Breastfeeding is a lightning rod issue, but the collective hopes to address much more. "We're interested in challenging all sorts of opinions that cluster around motherhood," says Marshall. 
On Saturday May 10 (the day before Mothers' Day), the collective is hosting its first official event:  Re-imagining Motherhood, a public discussion about the state of motherhood today.
"We decided now is the time," says Marshall. "Everyone is thinking about what it means to be a mother. Hallmark is making billions. Let's talk about this."

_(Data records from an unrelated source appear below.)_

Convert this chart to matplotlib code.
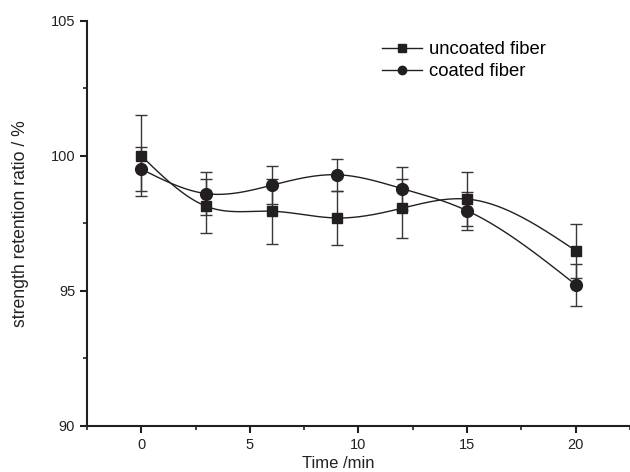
import numpy as np
import matplotlib
matplotlib.use("Agg")
import matplotlib.pyplot as plt
from matplotlib.ticker import MultipleLocator

plt.rcParams['font.family'] = ['Liberation Sans', 'DejaVu Sans']

time_min = [0, 3, 6, 9, 12, 15, 20]
uncoated = [100.0, 98.13, 97.95, 97.70, 98.06, 98.40, 96.49]
uncoated_err = [1.5, 1.0, 1.2, 1.0, 1.1, 1.0, 1.0]
coated = [99.51, 98.60, 98.91, 99.30, 98.79, 97.97, 95.23]
coated_err = [0.8, 0.8, 0.7, 0.6, 0.8, 0.7, 0.78]

COL = '#231f20'


def natural_spline(x, y, n=300):
    x = np.asarray(x, float)
    y = np.asarray(y, float)
    k = len(x)
    h = np.diff(x)
    A = np.zeros((k, k))
    b = np.zeros(k)
    A[0, 0] = 1
    A[-1, -1] = 1
    for i in range(1, k - 1):
        A[i, i - 1] = h[i - 1]
        A[i, i] = 2 * (h[i - 1] + h[i])
        A[i, i + 1] = h[i]
        b[i] = 3 * ((y[i + 1] - y[i]) / h[i] - (y[i] - y[i - 1]) / h[i - 1])
    c = np.linalg.solve(A, b)
    xs = np.linspace(x[0], x[-1], n)
    ys = np.empty_like(xs)
    for j, xv in enumerate(xs):
        i = min(np.searchsorted(x, xv, side='right') - 1, k - 2)
        dx = xv - x[i]
        bi = (y[i + 1] - y[i]) / h[i] - h[i] * (2 * c[i] + c[i + 1]) / 3
        di = (c[i + 1] - c[i]) / (3 * h[i])
        ys[j] = y[i] + bi * dx + c[i] * dx ** 2 + di * dx ** 3
    return xs, ys


fig = plt.figure(figsize=(6.3, 4.72), dpi=100)
ax = fig.add_axes([0.138, 0.0975, 0.862, 0.8585])

for vals, errs, mk, ms, lab in [
    (uncoated, uncoated_err, 's', 7.5, 'uncoated fiber'),
    (coated, coated_err, 'o', 8.5, 'coated fiber'),
]:
    xs, ys = natural_spline(time_min, vals)
    ax.plot(xs, ys, color=COL, lw=1.0, zorder=2)
    ax.errorbar(time_min, vals, yerr=errs, fmt='none', ecolor='#3a3536',
                elinewidth=1.0, capsize=4, capthick=1.0, zorder=1)
    ax.plot(time_min, vals, linestyle='none', marker=mk, ms=ms, color=COL,
            zorder=3)
    ax.plot([], [], color=COL, lw=1.0, marker=mk, ms=6, label=lab)

ax.set_xlim(-2.5, 22.5)
ax.set_ylim(90, 105)
ax.xaxis.set_major_locator(MultipleLocator(5))
ax.xaxis.set_minor_locator(MultipleLocator(2.5))
ax.yaxis.set_major_locator(MultipleLocator(5))
ax.yaxis.set_minor_locator(MultipleLocator(2.5))

for s in ['top', 'right']:
    ax.spines[s].set_visible(False)
for s in ['left', 'bottom']:
    ax.spines[s].set_linewidth(1.5)
    ax.spines[s].set_color(COL)

ax.tick_params(which='major', direction='out', length=5, width=1.5,
               colors=COL, labelsize=10.5, labelcolor='#222222')
ax.tick_params(which='minor', direction='out', length=3, width=1.2,
               colors=COL)

ax.set_xlabel('Time /min', fontsize=12, color='#222222')
ax.set_ylabel('strength retention ratio / %', fontsize=12.7, color='#222222')
ax.xaxis.set_label_coords((338 - 87) / (630 - 87), -0.075)
ax.yaxis.set_label_coords(-0.106, 0.5)

leg = ax.legend(loc='upper left', bbox_to_anchor=(0.543, 0.95), frameon=False,
                fontsize=13.3, handlelength=2.2, handletextpad=0.37,
                labelspacing=0.27, borderaxespad=0, borderpad=0)

fig.savefig('out.png', dpi=100)
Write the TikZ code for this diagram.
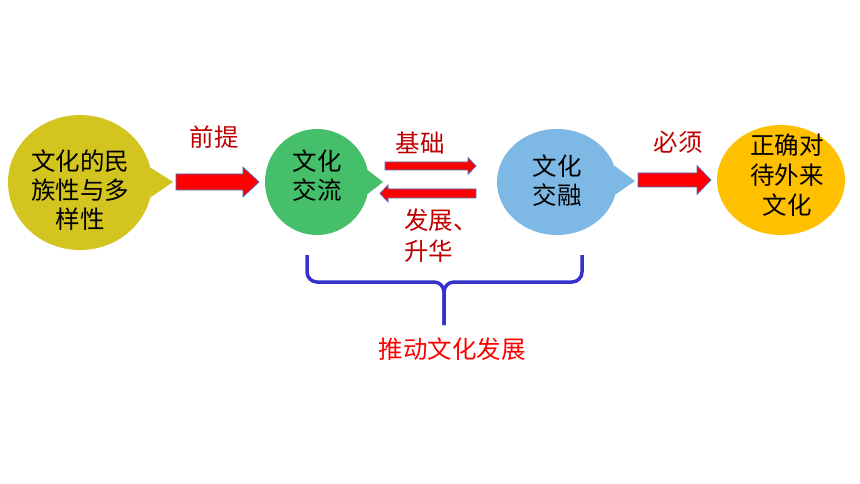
\documentclass[tikz,border=0pt]{standalone}
\usepackage{fontspec}
\newfontfamily\cjk{Noto Sans CJK SC}
\usetikzlibrary{calc,shapes.geometric}
\definecolor{olivebub}{RGB}{211,196,31}
\definecolor{greenbub}{RGB}{69,191,105}
\definecolor{bluebub}{RGB}{126,185,229}
\definecolor{orangebub}{RGB}{255,192,0}
\definecolor{darkred}{RGB}{192,0,0}
\definecolor{arrowedge}{RGB}{68,114,196}
\definecolor{bracecol}{RGB}{51,51,204}
\tikzset{
  bubble/.style={ellipse, inner sep=0pt, draw=none},
  bubtext/.style={font=\cjk\fontsize{24.5}{29}\selectfont, align=center, text=black, inner sep=0pt},
  lab/.style={font=\cjk\fontsize{24.5}{31}\selectfont, text=darkred, inner sep=0pt},
  redarrow/.style={fill=red, draw=arrowedge, line width=0.7pt, line join=miter},
  bracestyle/.style={draw=bracecol, line width=3.5pt, rounded corners=10pt}
}
% name, from, to, shaft half, head half, head length
\newcommand{\blockarr}[6]{%
  \coordinate (#1h) at ($(#3)!#6!(#2)$);
  \filldraw[redarrow] ($(#2)!#4!90:(#3)$) -- ($(#1h)!#4!90:(#3)$) -- ($(#1h)!#5!90:(#3)$)
    -- (#3) -- ($(#1h)!#5!-90:(#3)$) -- ($(#1h)!#4!-90:(#3)$) -- ($(#2)!#4!-90:(#3)$) -- cycle;
}
\begin{document}
\begin{tikzpicture}[x=1pt,y=-1pt]
\fill[white] (0,0) rectangle (860,484);
\useasboundingbox (0,0) rectangle (860,484);

% bubbles
\node[bubble, fill=olivebub, minimum width=144pt, minimum height=135pt] (b1) at (80,182.5) {};
\coordinate (t1) at (173,182);
\fill[olivebub] (b1.12) -- (t1) -- (b1.-12) -- cycle;
\node[bubtext] (b1t) at (80,190) {文化的民\\族性与多\\样性};

\node[bubble, fill=greenbub, minimum width=104pt, minimum height=106pt] (b2) at (317,182) {};
\coordinate (t2) at (383,182);
\fill[greenbub] (b2.13) -- (t2) -- (b2.-13) -- cycle;
\node[bubtext] (b2t) at (317,176) {文化\\交流};

\node[bubble, fill=bluebub, minimum width=120pt, minimum height=106pt] (b3) at (557,182) {};
\coordinate (t3) at (635,181);
\fill[bluebub] (b3.16) -- (t3) -- (b3.-12) -- cycle;
\node[bubtext] (b3t) at (557,180.5) {文化\\交融};

\node[bubble, fill=orangebub, minimum width=128pt, minimum height=110pt] (b4) at (781,180) {};
\node[bubtext, font=\cjk\fontsize{24.5}{30}\selectfont] (b4t) at (787,175) {正确对\\待外来\\文化};

% arrows
\coordinate (a1s) at (176,182);
\coordinate (a1e) at (259,182);
\blockarr{a1}{a1s}{a1e}{8pt}{15pt}{16pt}
\coordinate (a2s) at (385,166);
\coordinate (a2e) at (476,166);
\blockarr{a2}{a2s}{a2e}{4pt}{8.5pt}{8pt}
\coordinate (a3s) at (476,193.5);
\coordinate (a3e) at (380,193.5);
\blockarr{a3}{a3s}{a3e}{4.5pt}{8.5pt}{8pt}
\coordinate (a4s) at (638,180);
\coordinate (a4e) at (711,180);
\blockarr{a4}{a4s}{a4e}{7pt}{14.5pt}{14pt}

% labels
\node[lab] (l1) at (214,137) {前提};
\node[lab] (l2) at (420,143) {基础};
\node[lab] (l3) at (678,142) {必须};
\node[lab, align=left, anchor=west] (l4) at (404,235.5) {发展、\\升华};

% brace
\coordinate (brl) at (307,255);
\coordinate (brr) at (582,255);
\coordinate (brm) at (444,282);
\coordinate (brb) at (444,325);
\draw[bracestyle] (brl) -- (brl |- brm) -- (brm) -- (brb);
\draw[bracestyle] (brr) -- (brr |- brm) -- (brm) -- (brb);
\node[lab, text=red] (l5) at (452,349) {推动文化发展};
\end{tikzpicture}
\end{document}
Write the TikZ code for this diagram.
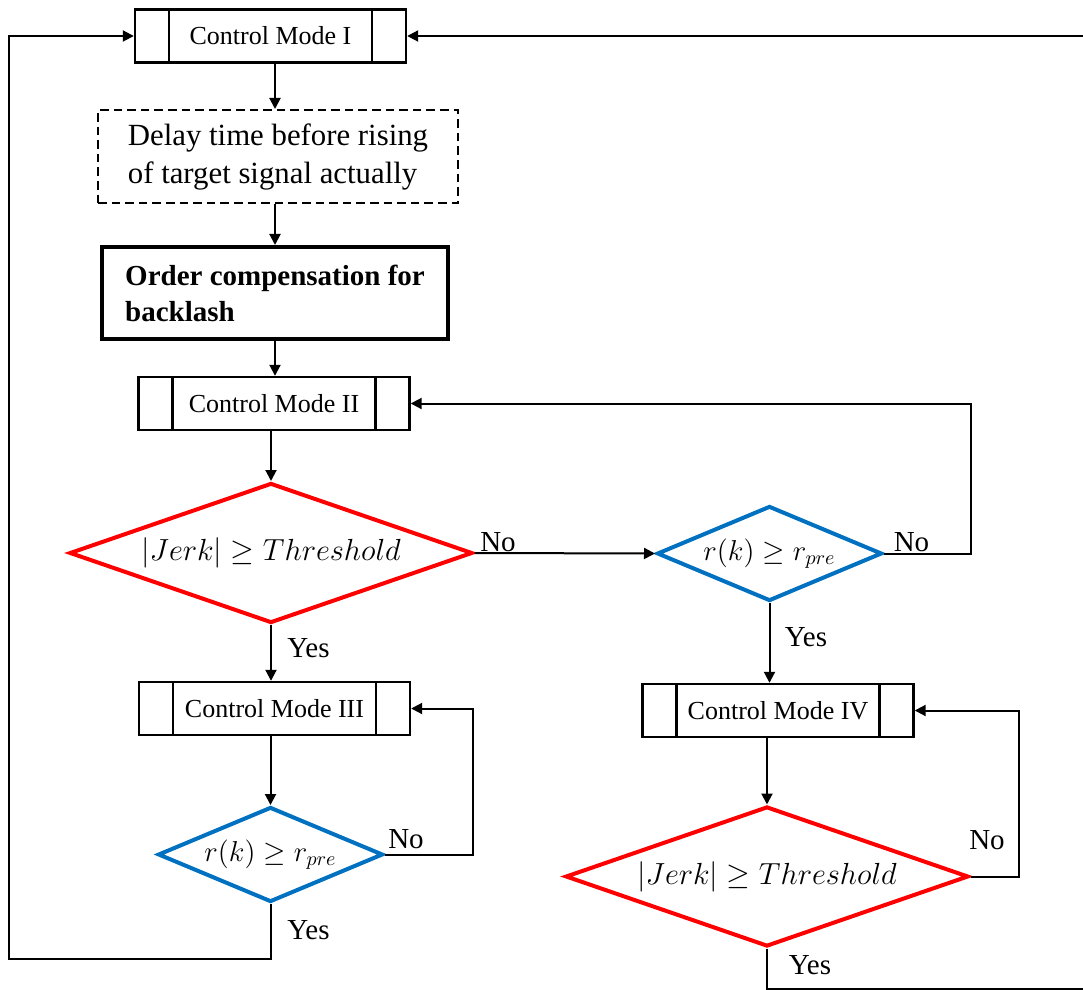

One of the big themes Marshall hopes will be addressed is the social isolation of new parents. "We structure our lives around independence," says Marshall, something that leaves many new parents without access to the collective resources and knowledge of the wider community. "The cliché 'it takes a village' is all very well when it reminds you of medieval England," says Marshall, "but what does it mean to transpose that onto Halifax in 2014? In our atomized, hyper-independent lives, how do we think of kids as needing a kind of social infrastructure?"
"If we continually need children, it's not just for entertainment value," says Marshall. "It's not just because we have selfishly chosen to have them. There's a larger social imperative at work."
A lot of it boils down to time and how we collectively value it. "Time is a problem in a world where it is expected that you will work at least 40 hours a week and manage to get everything else done," says Marshall, when "everthing else" may mean caring for children or elderly relatives.
"That problem of how to account for caring labour, that's been a feminist issue for a long time," says Marshall. "How do you account for work that is not paid in a capitalist culture?  It seems to me that no one has come up with a great solution for that one yet."
The list of issues related to motherhood is long: the competing camps of 'ideal motherhood' (such as stay-at-home vs working mom, breastfeeding vs formula-feeding), the problem of unpaid work, the ideal of the "superwoman", the very different challenges of single and co-parenting, and the increasingly prevalent attitude that children are a choice (and therefore caring for them is on par with a hobby, as opposed to a social responsibility.)
"Our hope from this initial conversation is that we'll start to see what other people think and what real concrete actions we can take," says Marshall. "That is our intention, not only to talk about things but also to think about how we can influence government policy, or more effectively communicate with the public."
Re-imagining Motherhood is happening Saturday, May 10th, from 2pm to 4pm at the Bloomfield Community Centre Multipurpose Room. Mothers and their allies are welcome. Presentations and discussion will be followed by informal discussion and snacks.  Childcare will be provided on site.